By Krisha Maclang on July 7, 2015
The call center industry is arguably one of the foremost pillars of our economy. With an estimated revenue of $55 billion by 2020, the industry is pegged to be one of the reasons why credit ratings agencies have consistently given the Philippines good ratings.
With all of the good things happening for the call center industry, it may be easy to forget about the people who make all this success happen: the call center employees themselves.
The Magna Carta for Call Center Workers seeks to protect the interests and welfare of the workers of this very important sector of our economy. Originally introduced in the 15th Congress by Diosdado Macapagal Arroyo and Gloria Macapagal Arroyo, the bill has been filed more than once. Senator Miriam Defensor-Santiago, author of the bill, has been pushing for this bill at the Senate for a few years now: first in 2011 and again in 2013.
The bill is currently stuck in the committee level of the Senate. While it's lingering there, take a look at what it says.
Section 4 – Rights of Call Center Employees
The right to organize and join labor organizations
Call center employees will be granted the right to organize into groups which will champion their causes (such as bargaining units) and join labor unions.
The right to a safe and healthy working environment which will facilitate optimal physical and mental health in relation to their work
Known for stressful work environments, call center companies must provide a safe and healthy working environment for their employees. They have to ensure that they can safeguard the physical and mental health of their workers.
Call center employees shall have at least a one (1) hour continuous meal break in the middle of every eight (8) hour shift
All call center employees should have at least a solid 1 hour break for their meals for each 8 hour shift.
The right to privacy of call center employees shall be respected. The monitoring of personal phone calls shall not be allowed, and in the event that their official phone conversations are monitored, they must be informed of this at all times prior to the start of the monitoring process.
While work-related phone calls may be monitored, provided that employees are informed before they are monitored or recorded, personal phone conversations are off-limits. Call center employees’ personal privacy must not be invaded.
For employees working in the night shift, they shall have the right to stay in a comfortable resting area within the employer’s premises until daybreak to ensure their safety
Call center employers must provide comfortable resting areas within their premises for employees working the night shift.
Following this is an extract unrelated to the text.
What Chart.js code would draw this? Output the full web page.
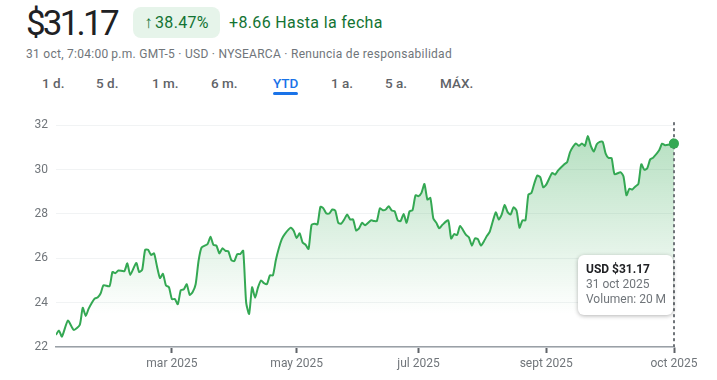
<!DOCTYPE html>
<html lang="es">
<head>
<meta charset="utf-8">
<script src="https://cdn.jsdelivr.net/npm/chart.js@4.4.1/dist/chart.umd.min.js"></script>
<style>
  body { margin: 0; width: 717px; height: 380px; background: #fff; font-family: Roboto, Arial, sans-serif; position: relative; overflow: hidden; }
  .abs { position: absolute; white-space: nowrap; }
  #price { left: 26px; top: 2px; font-size: 35px; line-height: 44px; color: #202124; letter-spacing: -2.8px; }
  #pill { left: 133px; top: 7px; width: 87px; height: 31px; border-radius: 8px; background: #e6f4ea; color: #137333; font-size: 16px; line-height: 31px; text-align: center; letter-spacing: 0.3px; }
  #pill .arr { font-size: 17px; margin-right: 2px; }
  #change { left: 229px; top: 7px; font-size: 16px; line-height: 31px; color: #137333; letter-spacing: 0.35px; }
  #meta { left: 26px; top: 46px; font-size: 12px; line-height: 16px; color: #70757a; letter-spacing: 0.28px; }
  .tab { top: 74px; font-size: 13.5px; line-height: 18px; color: #5f6368; font-weight: 500; }
  .tab.on { color: #1a73e8; }
  #underline { left: 273px; top: 92px; width: 25px; height: 3px; border-radius: 2px; background: #1a73e8; }
  #chartBox { left: 0; top: 110px; width: 717px; height: 270px; }
  #tip { left: 578px; top: 255px; width: 95px; height: 60px; box-sizing: border-box; padding: 7px 8px; background: #fff; border-radius: 6px; box-shadow: 0 1px 4px rgba(0,0,0,0.3); font-size: 12px; line-height: 15px; color: #70757a; }
  #tip b { color: #202124; font-weight: 700; }
</style>
</head>
<body>
<div class="abs" id="price">$31.17</div>
<div class="abs" id="pill"><span class="arr">&#8593;</span>38.47%</div>
<div class="abs" id="change">+8.66 Hasta la fecha</div>
<div class="abs" id="meta">31 oct, 7:04:00&#8201;p.m. GMT-5 · USD · NYSEARCA · Renuncia de responsabilidad</div>
<div class="abs tab" style="left:42px">1 d.</div>
<div class="abs tab" style="left:96px">5 d.</div>
<div class="abs tab" style="left:152px">1 m.</div>
<div class="abs tab" style="left:211px">6 m.</div>
<div class="abs tab on" style="left:273px">YTD</div>
<div class="abs tab" style="left:331px">1 a.</div>
<div class="abs tab" style="left:385px">5 a.</div>
<div class="abs tab" style="left:440px">MÁX.</div>
<div class="abs" id="underline"></div>
<div class="abs" id="chartBox"><canvas id="priceChart"></canvas></div>
<div class="abs" id="tip"><b>USD $31.17</b><br>31 oct 2025<br>Volumen: 20 M</div>

<script>
// trading-day index since 2 Jan 2025
const dayIdx = [0,1,2,4,6,8,9,10,11,13,
    14,15,16,18,19,20,21,23,24,25,
    27,28,29,30,31,32,33,34,35,36,
    37,38,39,40,41,42,43,44,45,46,
    47,48,49,51,52,53,54,55,56,57,
    58,59,60,61,62,63,64,65,66,67,
    68,69,70,71,72,73,74,75,76,77,
    79,80,81,82,83,84,85,86,87,88,
    89,90,91,92,93,94,95,96,97,98,
    99,100,101,102,103,104,106,107,108,109,
    110,111,112,113,114,115,116,117,118,119,
    120,121,122,123,124,125,126,127,128,129,
    130,132,133,134,135,136,138,139,140,141,
    142,143,144,145,146,148,149,150,151,152,
    153,154,155,156,157,158,159,160,161,162,
    163,164,165,167,168,169,171,172,173,174,
    175,176,177,178,179,180,181,182,183,184,
    185,186,187,188,190,191,192,193,194,195,
    196,197,198,199,200,201,203,204,205,207,
    208];

const prices = [22.55,22.74,22.47,23.19,22.77,23.0,23.77,23.4,23.73,24.18,
    24.23,24.41,24.78,24.74,25.38,25.33,25.45,25.42,25.77,25.25,
    25.79,25.38,25.48,26.38,26.38,26.15,26.22,25.63,25.11,25.3,
    24.78,24.7,24.16,24.16,23.93,24.56,24.6,24.83,24.35,24.48,
    24.83,25.9,26.49,26.64,26.97,26.6,26.57,26.22,26.45,26.34,
    26.31,25.92,25.87,26.19,26.19,26.34,24.0,23.49,24.69,24.22,
    24.69,25.0,24.88,24.83,25.23,25.23,25.92,26.45,26.86,27.09,
    27.38,27.24,26.91,27.13,26.71,26.61,26.42,27.5,27.56,27.53,
    28.32,28.25,28.02,28.02,28.2,28.15,27.6,27.56,27.75,27.97,
    27.75,27.75,27.26,27.35,27.6,27.49,27.71,27.68,27.68,28.25,
    28.17,28.2,28.35,28.15,28.12,27.71,27.68,28.0,27.6,28.12,
    28.17,28.84,28.8,28.95,29.35,28.65,28.72,27.79,27.6,27.35,
    27.5,27.71,26.89,27.09,27.05,27.45,27.05,26.94,26.57,26.9,
    26.86,26.57,26.76,27.0,27.2,28.07,27.75,27.97,28.4,28.08,
    27.97,28.3,28.15,27.38,27.71,27.71,28.88,28.94,29.38,29.73,
    29.65,29.2,29.32,29.85,29.77,29.96,30.23,30.33,30.78,31.03,
    31.18,31.07,31.18,31.07,31.51,31.07,30.81,31.14,31.25,31.25,
    30.72,30.52,30.52,29.79,29.88,29.69,28.84,29.14,29.1,29.24,
    29.35,30.24,29.99,30.06,30.46,30.54,30.87,31.17,31.1,31.15,
    31.17];

const tickIdx = [39, 81, 122, 165, 208];
const tickLabels = ['mar 2025', 'may 2025', 'jul 2025', 'sept 2025', 'oct 2025'];
const yTicks = [22, 24, 26, 28, 30, 32];

if (dayIdx.length !== prices.length) {
    console.error('Length mismatch', dayIdx.length, prices.length);
}

const points = dayIdx.map((d, i) => ({ x: d, y: prices[i] }));
const lastIdx = points.length - 1;

// dashed marker line at the last point
const cursorLine = {
    id: 'cursorLine',
    afterDatasetsDraw(chart) {
        const meta = chart.getDatasetMeta(0);
        const pt = meta.data[lastIdx];
        const { ctx, chartArea } = chart;
        ctx.save();
        ctx.strokeStyle = '#70757a';
        ctx.lineWidth = 2;
        ctx.setLineDash([3, 3]);
        ctx.beginPath();
        ctx.moveTo(Math.round(pt.x), chartArea.top - 3);
        ctx.lineTo(Math.round(pt.x), chartArea.bottom);
        ctx.stroke();
        ctx.restore();
        // draw point again on top of the dashes
        pt.draw(ctx);
    }
};

new Chart(document.getElementById('priceChart'), {
    type: 'line',
    data: {
        datasets: [{
            data: points,
            borderColor: '#34a853',
            borderWidth: 2,
            tension: 0.2,
            fill: 'start',
            backgroundColor: (c) => {
                const area = c.chart.chartArea;
                if (!area) return 'rgba(52,168,83,0.2)';
                const g = c.chart.ctx.createLinearGradient(0, area.top, 0, area.bottom);
                g.addColorStop(0, 'rgba(52,168,83,0.38)');
                g.addColorStop(0.85, 'rgba(52,168,83,0.0)');
                g.addColorStop(1, 'rgba(52,168,83,0.0)');
                return g;
            },
            pointRadius: (c) => c.dataIndex === lastIdx ? 5 : 0,
            pointBackgroundColor: '#34a853',
            pointBorderWidth: 0,
            pointHoverRadius: 0
        }]
    },
    options: {
        responsive: true,
        maintainAspectRatio: false,
        animation: false,
        events: [],
        layout: { padding: { top: 13, right: 43, left: 0, bottom: 0 } },
        plugins: {
            legend: { display: false },
            tooltip: { enabled: false }
        },
        scales: {
            x: {
                type: 'linear',
                min: 0,
                max: 208,
                afterBuildTicks: (s) => { s.ticks = tickIdx.map(v => ({ value: v })); },
                afterFit: (s) => { s.height = 33; },
                ticks: {
                    autoSkip: false,
                    maxRotation: 0,
                    padding: 4,
                    color: '#70757a',
                    font: { family: 'Roboto', size: 12 },
                    callback: (v) => tickLabels[tickIdx.indexOf(v)]
                },
                grid: {
                    drawOnChartArea: false,
                    drawTicks: true,
                    tickLength: 6,
                    tickWidth: 2,
                    tickColor: '#5f6368'
                },
                border: { color: '#9aa0a6', width: 1.5 }
            },
            y: {
                min: 22,
                max: 32,
                afterBuildTicks: (s) => { s.ticks = yTicks.map(v => ({ value: v })); },
                afterFit: (s) => { s.width = 56; },
                ticks: {
                    padding: 8,
                    color: '#70757a',
                    font: { family: 'Roboto', size: 12 }
                },
                grid: { color: '#f1f3f4', lineWidth: 1, drawTicks: false },
                border: { display: false }
            }
        }
    },
    plugins: [cursorLine]
});
</script>
</body>
</html>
They have the right to stay there until dawn so that they can stay safe.
The right to be informed of the terms and conditions of their contract
All call center employees must be made aware of the terms and conditions of their contract.
Section 5 – Duties of Employers in the Industry
Establish and maintain a safe and healthy working environment which will facilitate optimal physical and mental health in relation to the work of call center employees
Related to the 2nd right of call center employees above, it is the duty of call center employers to operate their company with the optimal physical and mental health of their employees in mind.
Monitoring software should not be used to unduly pressure employees and should not impose an oppressive working environment
The monitoring of employee phone calls are allowed as long as employees are informed beforehand. However, this should not provision should not be used to give undue pressure on employees nor create an oppressive working environment.
Employers should incorporate regular rest breaks and changes in activity for all display screen equipment users
Employees who use display screen equipment, such as desktop computers or laptops, should be given changes in activity from time to time. There must also be regular breaks for every employee should be included into their work hours.
They are required to carry out risk assessments and to remove monotonous work and work at a pre-determined rate when designing tasks whenever possible
If possible, call center employers must design employee tasks such that they remove monotonous work and work at a pre-determined rate. They must also impose regular risk assessments to check on their work’s effect on the wellness of their employees.
All BPO companies shall inform their prospective recruits that they can have their contract explained to them free of charge at the BPO Help Desk of the Department of Labor and Employment
All call center employees must be informed that the BPO Help Desk at the Department of Labor and Employment (also a proposed addition to the Magna Carta, explained below) can explain the details of their contracts for free.
Section 6 – BPO Help Desk
There shall be a BPO Help Desk at the national and regional offices of the Department of Labor and Employment. It shall be equipped to advise employees or prospective employees of BPO companies of the terms and conditions of their employment when presented with a copy of the contract. It shall also inform employees of the proper procedure in filing complaints for violation of this Act.
In order to address several issues that may arise with call center employment, the Magna Carta requires the creation of a BPO Help Desk at both the national and regional offices of the Department of Labor and Employment. Call center employees may also seek advice for the procedure in filing complaints for any violations of the Act. As mentioned above, the BPO help desk must also explain the terms of employment in the work contracts of call center employees
Section 7 – Grievance Mechanism
There shall be a mechanism in every company for the adjustment and resolution of grievances arising from the interpretation and enforcement of employment contracts and company personnel policies. This shall not require the prior existence of a collective bargaining agreement for the mechanism to be put in place.
All BPO companies must have a means for the adjustment and resolution of grievances arising from either the interpretation or enforcement of work contracts or work policies. A collective bargaining agreement (CBA) is not required to review these grievances.